In November 2014 Reshef wrote an open letter to Prime Minister Benjamin Netanyahu urging him to engage moderate Arab countries and launch a courageous peace initiative with the Palestinians, promising to support him if he does. Within a couple of days, over one-hundred retired IDF generals and equivalents from Mossad, Internal Security (Shabak) and police, joined Reshef in signing the letter. Once published, many more retired senior security officials urged Reshef to take the lead in launching a movement to promote the ideas encapsulated in the letter.

Reshef initiated (2014) and led Commanders for Israel's Security (CIS) comprises over 300 members - the overwhelming majority of available retired IDF generals and their equivalents in the nation's other security agencies.

The movement has been addressing the national leadership, opinion shapers, and the general public in promoting the strategic objective of a two-state solution in a regional context.

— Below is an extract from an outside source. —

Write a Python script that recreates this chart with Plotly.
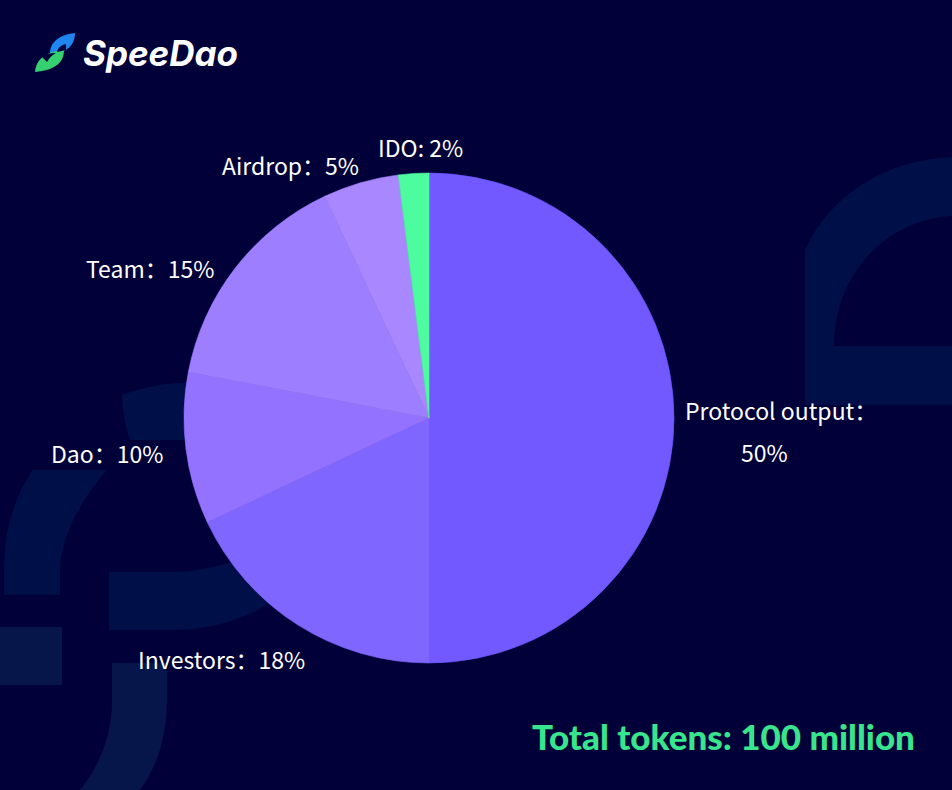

Most specifically, Reshef and colleagues are out to refute baseless fear-mongering as though progress toward a settlement with the Palestinians and Israeli security are incompatible.

Based on a cumulative security experience of over 6500 years, the CIS members demonstrate the exact opposite: that security arrangements associated with separation with the Palestinians actually contributes to Israel's security whereas continuing the current path undermines national security as well as the character of Israel as the democratic home of the Jewish people.

In so doing, the movement has embraced and promotes a two phase strategy: first, as conditions are not ripe for an agreed two-state agreement, steps must be taken to keep that option open while enhancing Israelis’ security and Palestinians’ hope and daily lives. Encapsulated in Security First the plan was presented to the country's political and security leadership. It shall soon be presented to the general public.

Second, teams of CIS experts are preparing the most detailed and comprehensive plan for security arrangements in a two-state reality. This plan shall be unveiled sometime in the future.

==Field art commemoration==
For the 40th anniversary of the Yom Kippur War (2013), the field artist Peter Weiner from Kibbutz Maoz Haim commemorated the heroic combat record of the 14th Brigade and its commander. He drew a profile of Colonel (later Major General) Amnon Reshef against a background map of Operation Stouthearted Men. Reshef's tanker helmet features the numbers of the brigade's battalions that fought in the canal crossing battle: the 79th, 184th, 87th, 407th, 424th, 582nd and Force "Shmulik." In addition, there also appear two of the brigade's organic battalions – the 52nd and 9th – that fought in other sectors. Arrows in the field drawing depict the directions of the brigade's attack and the canal crossing by the 247th Paratrooper Brigade. The drawing was made in the wheat field of Kibbutz Ein Harod (Ihud) in the Jezreel Valley. The drawing covered a 300 meter by 250 meter area, equivalent to 75 dunam (18.5 acres). Four different strains of wheat were planted, each of a different shade.